Sivaramakrishnan Narayana... 2012-11-19, 09:40
I'm a developer at Qubole (http://www.qubole.com) looking at Hadoop and Hive. In my past life, I was on the optimizer team of Greenplum Parallel Database. I'm a newbie to the Hive mailing list, so apologies for any missteps. I've done some searching in the Hive mailing list and JIRA and have not found any discussions around this topic - please feel free to redirect me to any old discussions I might've missed.
A class of queries we're interested in optimizing are top-k queries i.e. queries of the form:
(1) SELECT x, y from T order by z limit 10
You can imagine similar query with aggregates:
(2) SELECT x, y, count(*) as c from T group by x, y order by c desc limit 10
I'll continue my discussion with example (1) for simplicity. The way such a query is executed, every mapper sorts all rows from T and writes it to local files. Reducers (in this example, singular) read these files and merge them. These rows are fed to the limit operator which stops after 10 rows.

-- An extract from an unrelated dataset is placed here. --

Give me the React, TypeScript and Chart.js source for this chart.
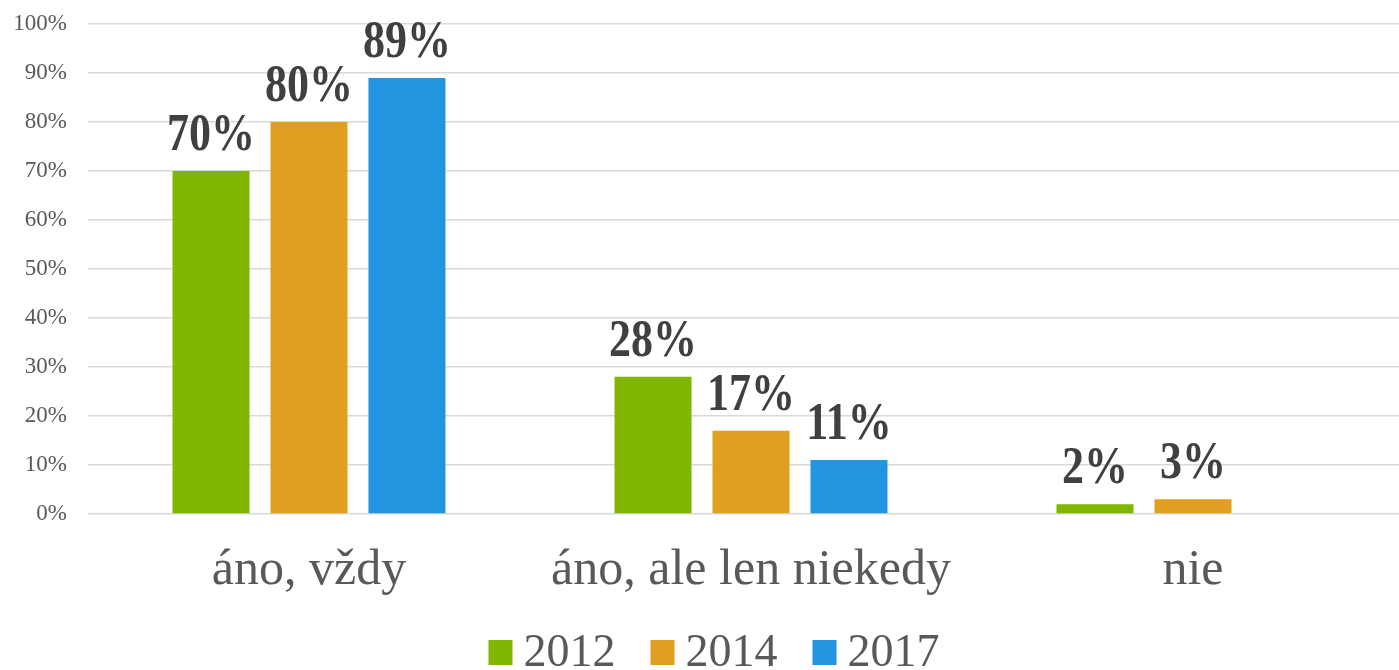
import React, { useEffect, useRef } from "react";
import { Chart, registerables } from "chart.js";

Chart.register(...registerables);

const categories = ["áno, vždy", "áno, ale len niekedy", "nie"];
const seriesNames = ["2012", "2014", "2017"];
const values2012 = [70, 28, 2];
const values2014 = [80, 17, 3];
const values2017: (number | null)[] = [89, 11, null];
const seriesColors = ["#7FB703", "#E19F20", "#2395E0"];
const yTicks = [0, 10, 20, 30, 40, 50, 60, 70, 80, 90, 100];

const FONT = "'Liberation Serif', 'Times New Roman', serif";

const dataLabelPlugin = {
  id: "dataLabels",
  afterDatasetsDraw(chart: any) {
    const ctx = chart.ctx;
    ctx.save();
    ctx.fillStyle = "#404040";
    ctx.font = `bold 44px ${FONT}`;
    ctx.textAlign = "center";
    ctx.textBaseline = "alphabetic";
    chart.data.datasets.forEach((ds: any, i: number) => {
      const meta = chart.getDatasetMeta(i);
      meta.data.forEach((bar: any, j: number) => {
        const v = ds.data[j];
        if (v === null || v === undefined) return;
        ctx.save();
        ctx.translate(bar.x, bar.y - 21);
        ctx.scale(1, 1.18);
        ctx.fillText(`${v}%`, 0, 0);
        ctx.restore();
      });
    });
    ctx.restore();
  },
};

const legendPlugin = {
  id: "customLegend",
  afterDraw(chart: any) {
    const ctx = chart.ctx;
    ctx.save();
    ctx.font = `46px ${FONT}`;
    ctx.textBaseline = "alphabetic";
    ctx.textAlign = "left";
    const box = 24;
    const gap = 11;
    const spacing = 35;
    const widths = seriesNames.map((n) => box + gap + ctx.measureText(n).width);
    const total = widths.reduce((a, b) => a + b, 0) + spacing * (seriesNames.length - 1);
    let x = chart.width / 2 + 7 - total / 2;
    seriesNames.forEach((n, i) => {
      ctx.fillStyle = seriesColors[i];
      ctx.fillRect(x, 640, box, 25);
      ctx.fillStyle = "#595959";
      ctx.fillText(n, x + box + gap, 666);
      x += widths[i] + spacing;
    });
    ctx.restore();
  },
};

export default function App() {
  const ref = useRef<HTMLCanvasElement>(null);
  useEffect(() => {
    document.body.style.margin = "0";
    document.body.style.overflow = "hidden";
    const chart = new Chart(ref.current!, {
      type: "bar",
      data: {
        labels: categories,
        datasets: [
          { label: seriesNames[0], data: values2012, backgroundColor: seriesColors[0] },
          { label: seriesNames[1], data: values2014, backgroundColor: seriesColors[1] },
          { label: seriesNames[2], data: values2017, backgroundColor: seriesColors[2] },
        ],
      },
      options: {
        responsive: false,
        animation: false,
        layout: { padding: { top: 24, right: 0, bottom: 0, left: 0 } },
        datasets: {
          bar: { categoryPercentage: 0.665, barPercentage: 0.786 },
        },
        plugins: {
          legend: { display: false },
          tooltip: { enabled: false },
        },
        scales: {
          x: {
            grid: { display: false, drawTicks: false },
            border: { display: false },
            ticks: {
              color: "#595959",
              font: { family: FONT, size: 50 },
              padding: 27,
            },
            afterFit: (s: any) => {
              s.height = 156;
            },
          },
          y: {
            min: 0,
            max: 100,
            afterBuildTicks: (s: any) => {
              s.ticks = yTicks.map((v) => ({ value: v }));
            },
            grid: { color: "#D9D9D9", lineWidth: 1.5, drawTicks: false },
            border: { display: false },
            ticks: {
              color: "#595959",
              font: { family: FONT, size: 23 },
              padding: 21,
              callback: (v: any) => `${v}%`,
            },
            afterFit: (s: any) => {
              s.width = 88;
              s.paddingTop = 0;
              s.paddingBottom = 0;
            },
          },
        },
      },
      plugins: [dataLabelPlugin, legendPlugin],
    });
    return () => chart.destroy();
  }, []);
  return (
    <div style={{ width: 1414, height: 670, overflow: "hidden" }}>
      <canvas ref={ref} width={1414} height={670} style={{ width: 1414, height: 670 }} />
    </div>
  );
}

The change I'm proposing is a combination of Hive and Hadoop changes which will greatly improve the performance of such queries:
- New parameter map.sort.limitrecords which determines how many records each mapper in a job will send to every reducer
- When writing out local files after sorting, map-task stops after map.sort.limitrecords records for each reducer
- Effectively, each mapper sends out its top-K records
- Determining when the Top-K optimization is applicable and setting K in ReduceSinkDesc
- Passing the K value along to MapredWork
- ExecDriver sets map.sort.limitrecords before executing the job corresponding to the MapredWork
This change will reduce the amount of I/O that happens on the map-side (writing only 10 rows per reducer as opposed to entire table) and can have a big effect on performance. Furthermore, it is possible to make the sort on the mapper side a top-k sort which can further improve performance - but the deep pocket is really the I/O savings. In my experiments, I see a 5x performance improvement for such queries.
Please let me know if this is of general interest - I'll be happy to contribute this back to the community. I'll also be mailing the Hadoop mailing list about this.